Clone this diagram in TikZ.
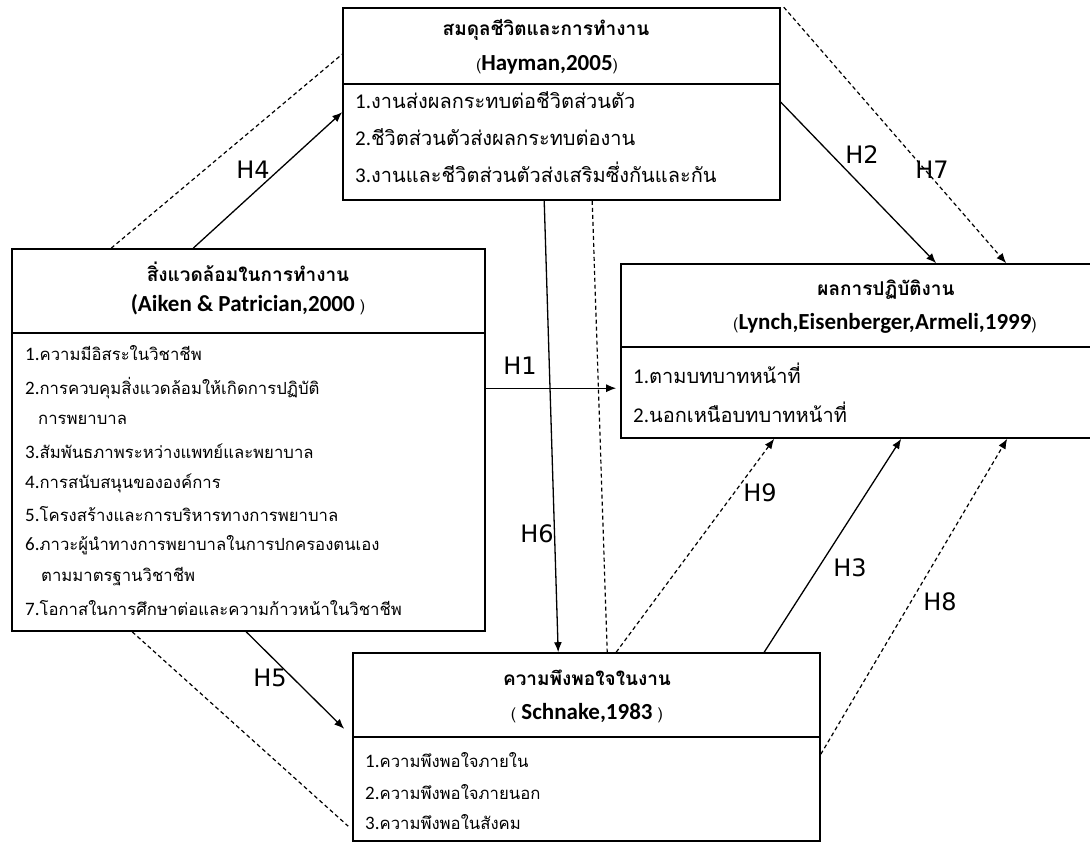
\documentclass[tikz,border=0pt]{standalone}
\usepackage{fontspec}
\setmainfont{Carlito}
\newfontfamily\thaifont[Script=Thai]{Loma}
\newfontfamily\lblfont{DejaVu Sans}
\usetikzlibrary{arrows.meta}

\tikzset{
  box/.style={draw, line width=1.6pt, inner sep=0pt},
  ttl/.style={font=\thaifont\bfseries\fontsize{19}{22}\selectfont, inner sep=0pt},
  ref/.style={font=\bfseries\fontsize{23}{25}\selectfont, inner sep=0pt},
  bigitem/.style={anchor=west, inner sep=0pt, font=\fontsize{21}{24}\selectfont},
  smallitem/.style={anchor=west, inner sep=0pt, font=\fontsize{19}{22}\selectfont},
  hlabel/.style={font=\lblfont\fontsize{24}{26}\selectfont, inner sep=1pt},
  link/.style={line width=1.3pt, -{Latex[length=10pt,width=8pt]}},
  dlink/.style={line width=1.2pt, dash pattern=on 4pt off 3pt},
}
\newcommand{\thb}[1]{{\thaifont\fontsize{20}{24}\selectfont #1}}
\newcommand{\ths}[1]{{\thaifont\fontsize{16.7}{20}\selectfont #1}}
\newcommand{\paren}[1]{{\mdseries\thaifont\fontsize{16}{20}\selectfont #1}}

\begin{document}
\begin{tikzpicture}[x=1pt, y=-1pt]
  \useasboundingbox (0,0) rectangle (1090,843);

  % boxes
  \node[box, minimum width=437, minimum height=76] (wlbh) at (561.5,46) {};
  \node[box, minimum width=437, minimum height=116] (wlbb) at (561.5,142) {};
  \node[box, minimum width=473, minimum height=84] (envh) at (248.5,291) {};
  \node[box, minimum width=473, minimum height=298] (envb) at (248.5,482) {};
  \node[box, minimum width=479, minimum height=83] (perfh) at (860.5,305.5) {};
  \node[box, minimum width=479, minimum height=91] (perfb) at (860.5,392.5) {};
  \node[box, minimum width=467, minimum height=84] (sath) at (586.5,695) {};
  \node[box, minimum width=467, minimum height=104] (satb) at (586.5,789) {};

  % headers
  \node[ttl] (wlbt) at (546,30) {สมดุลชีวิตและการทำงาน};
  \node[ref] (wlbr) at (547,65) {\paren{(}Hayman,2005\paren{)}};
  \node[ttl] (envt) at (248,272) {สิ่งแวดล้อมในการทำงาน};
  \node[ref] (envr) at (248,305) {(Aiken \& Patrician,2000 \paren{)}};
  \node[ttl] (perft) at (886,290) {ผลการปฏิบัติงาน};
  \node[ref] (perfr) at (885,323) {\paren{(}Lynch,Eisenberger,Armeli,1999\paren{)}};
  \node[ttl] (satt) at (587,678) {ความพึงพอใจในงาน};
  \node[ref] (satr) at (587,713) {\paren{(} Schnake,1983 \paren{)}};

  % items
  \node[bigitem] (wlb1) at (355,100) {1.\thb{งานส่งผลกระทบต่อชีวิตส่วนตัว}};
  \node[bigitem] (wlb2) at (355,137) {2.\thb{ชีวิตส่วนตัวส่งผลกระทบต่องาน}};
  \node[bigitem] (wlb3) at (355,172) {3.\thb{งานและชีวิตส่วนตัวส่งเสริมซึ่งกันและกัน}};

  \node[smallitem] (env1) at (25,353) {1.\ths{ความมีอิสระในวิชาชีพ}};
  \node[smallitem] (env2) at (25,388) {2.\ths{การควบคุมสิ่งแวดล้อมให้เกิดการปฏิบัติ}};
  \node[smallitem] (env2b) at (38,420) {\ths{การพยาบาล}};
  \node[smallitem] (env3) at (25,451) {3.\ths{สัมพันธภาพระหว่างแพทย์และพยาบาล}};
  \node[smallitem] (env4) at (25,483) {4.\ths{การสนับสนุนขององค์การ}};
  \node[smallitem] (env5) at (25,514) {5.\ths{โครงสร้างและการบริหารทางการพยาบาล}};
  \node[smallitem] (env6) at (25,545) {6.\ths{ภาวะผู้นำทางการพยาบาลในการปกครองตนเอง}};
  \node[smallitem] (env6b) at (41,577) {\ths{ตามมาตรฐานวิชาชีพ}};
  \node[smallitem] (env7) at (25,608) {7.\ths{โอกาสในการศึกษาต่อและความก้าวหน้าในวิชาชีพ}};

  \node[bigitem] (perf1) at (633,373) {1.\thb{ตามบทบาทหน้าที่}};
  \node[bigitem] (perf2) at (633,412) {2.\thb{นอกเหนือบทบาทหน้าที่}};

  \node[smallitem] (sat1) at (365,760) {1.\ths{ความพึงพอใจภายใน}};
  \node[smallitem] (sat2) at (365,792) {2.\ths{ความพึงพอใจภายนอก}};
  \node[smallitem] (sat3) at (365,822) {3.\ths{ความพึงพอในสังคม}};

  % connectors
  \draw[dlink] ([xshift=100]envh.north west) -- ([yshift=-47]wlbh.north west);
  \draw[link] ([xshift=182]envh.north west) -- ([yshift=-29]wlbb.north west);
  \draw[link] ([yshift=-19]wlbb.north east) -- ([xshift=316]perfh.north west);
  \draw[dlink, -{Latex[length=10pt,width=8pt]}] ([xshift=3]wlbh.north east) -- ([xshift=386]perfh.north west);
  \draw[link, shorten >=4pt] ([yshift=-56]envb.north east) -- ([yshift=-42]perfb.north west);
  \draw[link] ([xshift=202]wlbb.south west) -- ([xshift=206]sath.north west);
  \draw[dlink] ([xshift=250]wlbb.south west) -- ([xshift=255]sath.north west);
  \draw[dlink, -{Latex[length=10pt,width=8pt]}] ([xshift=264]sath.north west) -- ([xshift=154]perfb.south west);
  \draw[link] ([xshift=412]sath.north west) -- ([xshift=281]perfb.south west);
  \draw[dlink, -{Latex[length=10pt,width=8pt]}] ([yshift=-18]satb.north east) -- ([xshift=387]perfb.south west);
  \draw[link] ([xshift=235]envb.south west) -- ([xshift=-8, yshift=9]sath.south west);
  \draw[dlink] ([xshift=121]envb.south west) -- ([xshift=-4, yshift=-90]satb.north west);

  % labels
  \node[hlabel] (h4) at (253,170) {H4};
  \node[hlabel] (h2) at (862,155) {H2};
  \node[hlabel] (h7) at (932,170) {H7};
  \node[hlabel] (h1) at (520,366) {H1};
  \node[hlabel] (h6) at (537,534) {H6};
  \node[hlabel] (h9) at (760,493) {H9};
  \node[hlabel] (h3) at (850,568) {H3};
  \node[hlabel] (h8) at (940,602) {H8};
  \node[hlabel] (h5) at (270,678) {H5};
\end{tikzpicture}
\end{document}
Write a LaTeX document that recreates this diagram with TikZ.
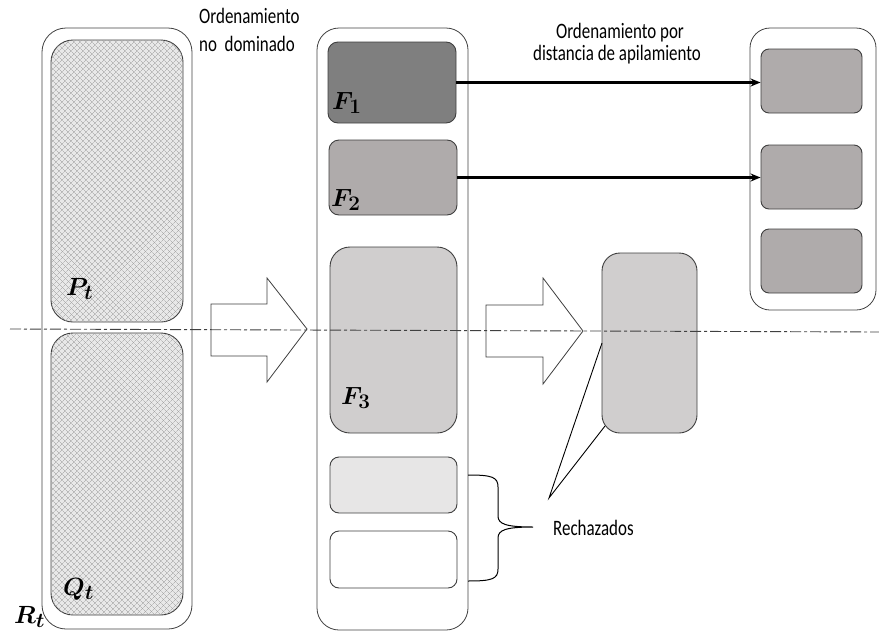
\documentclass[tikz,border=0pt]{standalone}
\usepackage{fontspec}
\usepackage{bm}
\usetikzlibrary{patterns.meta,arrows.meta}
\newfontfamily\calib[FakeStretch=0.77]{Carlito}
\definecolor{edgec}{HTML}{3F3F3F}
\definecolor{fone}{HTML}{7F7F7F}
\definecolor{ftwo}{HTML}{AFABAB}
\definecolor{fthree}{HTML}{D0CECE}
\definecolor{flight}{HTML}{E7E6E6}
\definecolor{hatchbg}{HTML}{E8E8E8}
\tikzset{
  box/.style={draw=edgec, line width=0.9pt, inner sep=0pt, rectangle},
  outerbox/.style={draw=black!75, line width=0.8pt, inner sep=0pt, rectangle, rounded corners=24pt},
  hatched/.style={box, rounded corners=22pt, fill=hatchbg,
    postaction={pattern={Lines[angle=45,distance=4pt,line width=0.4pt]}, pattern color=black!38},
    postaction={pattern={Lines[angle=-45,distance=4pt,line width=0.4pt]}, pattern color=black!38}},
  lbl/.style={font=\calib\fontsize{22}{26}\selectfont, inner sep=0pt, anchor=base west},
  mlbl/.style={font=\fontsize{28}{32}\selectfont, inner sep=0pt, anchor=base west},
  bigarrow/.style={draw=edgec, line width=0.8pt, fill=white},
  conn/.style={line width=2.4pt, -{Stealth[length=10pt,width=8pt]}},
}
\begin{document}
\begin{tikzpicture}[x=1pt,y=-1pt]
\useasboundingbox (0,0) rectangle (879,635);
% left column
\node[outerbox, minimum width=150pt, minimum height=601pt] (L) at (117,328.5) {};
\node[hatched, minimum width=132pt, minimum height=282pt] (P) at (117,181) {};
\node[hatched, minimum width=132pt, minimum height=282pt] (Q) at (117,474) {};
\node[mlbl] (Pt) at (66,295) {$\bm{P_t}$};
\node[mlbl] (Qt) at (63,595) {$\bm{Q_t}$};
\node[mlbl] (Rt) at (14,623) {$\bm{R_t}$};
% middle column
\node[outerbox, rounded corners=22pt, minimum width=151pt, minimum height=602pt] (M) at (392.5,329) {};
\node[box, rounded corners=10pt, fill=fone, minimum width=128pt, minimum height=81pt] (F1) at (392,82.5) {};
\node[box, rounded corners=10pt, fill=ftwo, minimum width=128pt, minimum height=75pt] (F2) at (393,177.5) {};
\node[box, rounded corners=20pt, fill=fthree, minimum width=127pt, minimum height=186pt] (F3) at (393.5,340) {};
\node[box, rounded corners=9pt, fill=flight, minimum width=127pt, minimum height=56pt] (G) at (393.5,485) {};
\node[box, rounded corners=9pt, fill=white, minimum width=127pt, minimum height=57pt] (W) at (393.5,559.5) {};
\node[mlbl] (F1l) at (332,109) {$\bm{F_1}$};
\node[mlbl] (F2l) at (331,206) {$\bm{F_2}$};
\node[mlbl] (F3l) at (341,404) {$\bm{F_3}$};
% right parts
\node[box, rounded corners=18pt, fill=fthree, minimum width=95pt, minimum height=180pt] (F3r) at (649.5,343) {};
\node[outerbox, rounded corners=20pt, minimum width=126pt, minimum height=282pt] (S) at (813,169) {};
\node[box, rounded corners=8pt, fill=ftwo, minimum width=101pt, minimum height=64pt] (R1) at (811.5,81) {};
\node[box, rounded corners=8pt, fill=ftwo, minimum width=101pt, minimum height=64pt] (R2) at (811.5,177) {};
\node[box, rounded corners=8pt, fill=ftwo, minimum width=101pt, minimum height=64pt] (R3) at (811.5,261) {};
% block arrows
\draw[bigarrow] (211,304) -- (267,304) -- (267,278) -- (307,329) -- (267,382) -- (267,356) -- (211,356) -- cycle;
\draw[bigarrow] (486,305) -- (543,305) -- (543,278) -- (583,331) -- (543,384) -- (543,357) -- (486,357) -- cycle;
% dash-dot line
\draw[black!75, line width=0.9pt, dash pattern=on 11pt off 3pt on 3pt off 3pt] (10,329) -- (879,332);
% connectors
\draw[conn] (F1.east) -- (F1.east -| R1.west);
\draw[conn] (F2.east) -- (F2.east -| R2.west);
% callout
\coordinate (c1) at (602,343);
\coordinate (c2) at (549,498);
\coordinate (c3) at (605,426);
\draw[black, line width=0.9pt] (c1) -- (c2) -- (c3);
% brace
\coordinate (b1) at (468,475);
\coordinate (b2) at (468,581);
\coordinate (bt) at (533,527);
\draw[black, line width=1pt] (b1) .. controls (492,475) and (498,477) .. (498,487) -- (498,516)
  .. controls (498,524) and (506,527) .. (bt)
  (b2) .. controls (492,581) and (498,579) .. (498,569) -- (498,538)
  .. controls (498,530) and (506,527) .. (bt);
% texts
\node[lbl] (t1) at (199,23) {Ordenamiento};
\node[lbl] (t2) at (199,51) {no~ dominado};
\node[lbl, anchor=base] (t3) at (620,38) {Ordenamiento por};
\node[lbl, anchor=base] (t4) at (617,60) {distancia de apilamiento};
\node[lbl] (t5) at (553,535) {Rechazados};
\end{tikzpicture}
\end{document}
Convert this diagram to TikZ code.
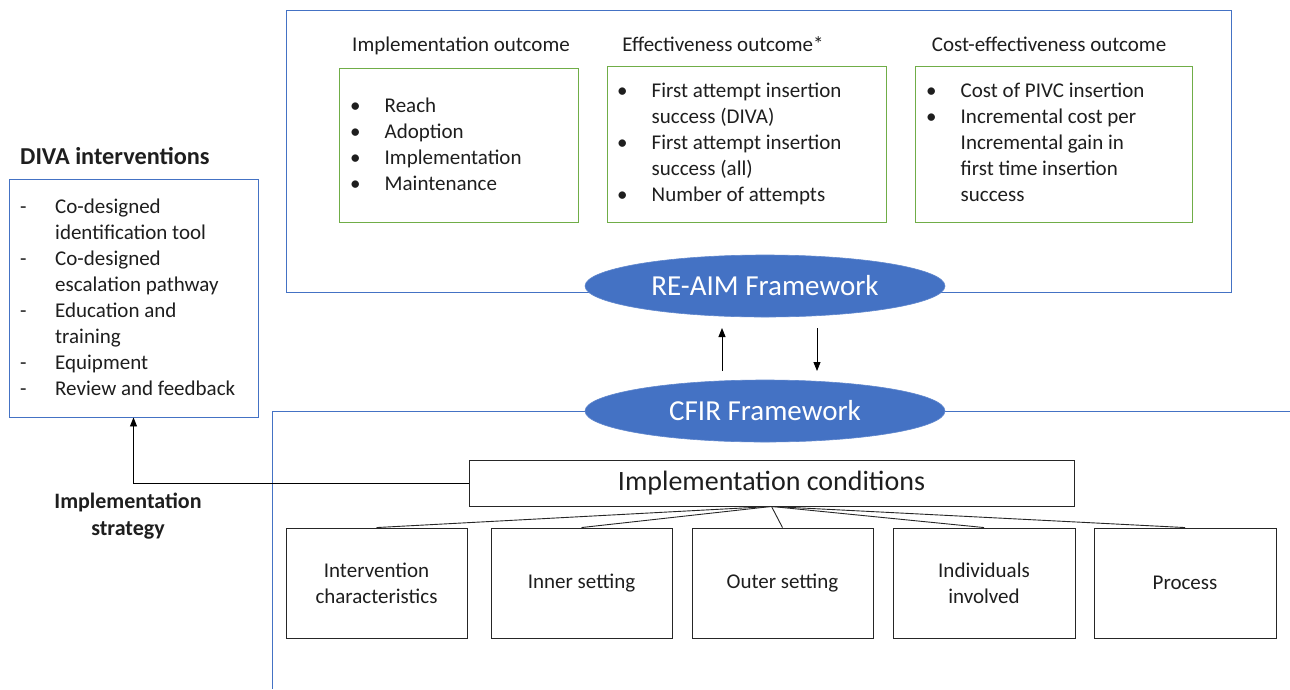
==========
Please repeat exactly the data above from its first line to the line that contains "width=467, minimum height=104]", inclusive, and leave every picture out.

Written solution ▸
Clone this diagram in TikZ.
\documentclass[tikz,border=0pt]{standalone}
\usepackage{fontspec}
\setmainfont{Carlito}
\newfontfamily\thaifont[Script=Thai]{Loma}
\newfontfamily\lblfont{DejaVu Sans}
\usetikzlibrary{arrows.meta}

\tikzset{
  box/.style={draw, line width=1.6pt, inner sep=0pt},
  ttl/.style={font=\thaifont\bfseries\fontsize{19}{22}\selectfont, inner sep=0pt},
  ref/.style={font=\bfseries\fontsize{23}{25}\selectfont, inner sep=0pt},
  bigitem/.style={anchor=west, inner sep=0pt, font=\fontsize{21}{24}\selectfont},
  smallitem/.style={anchor=west, inner sep=0pt, font=\fontsize{19}{22}\selectfont},
  hlabel/.style={font=\lblfont\fontsize{24}{26}\selectfont, inner sep=1pt},
  link/.style={line width=1.3pt, -{Latex[length=10pt,width=8pt]}},
  dlink/.style={line width=1.2pt, dash pattern=on 4pt off 3pt},
}
\newcommand{\thb}[1]{{\thaifont\fontsize{20}{24}\selectfont #1}}
\newcommand{\ths}[1]{{\thaifont\fontsize{16.7}{20}\selectfont #1}}
\newcommand{\paren}[1]{{\mdseries\thaifont\fontsize{16}{20}\selectfont #1}}

\begin{document}
\begin{tikzpicture}[x=1pt, y=-1pt]
  \useasboundingbox (0,0) rectangle (1090,843);

  % boxes
  \node[box, minimum width=437, minimum height=76] (wlbh) at (561.5,46) {};
  \node[box, minimum width=437, minimum height=116] (wlbb) at (561.5,142) {};
  \node[box, minimum width=473, minimum height=84] (envh) at (248.5,291) {};
  \node[box, minimum width=473, minimum height=298] (envb) at (248.5,482) {};
  \node[box, minimum width=479, minimum height=83] (perfh) at (860.5,305.5) {};
  \node[box, minimum width=479, minimum height=91] (perfb) at (860.5,392.5) {};
  \node[box, minimum width=467, minimum height=84] (sath) at (586.5,695) {};
  \node[box, minimum width=467, minimum height=104] (satb) at (586.5,789) {};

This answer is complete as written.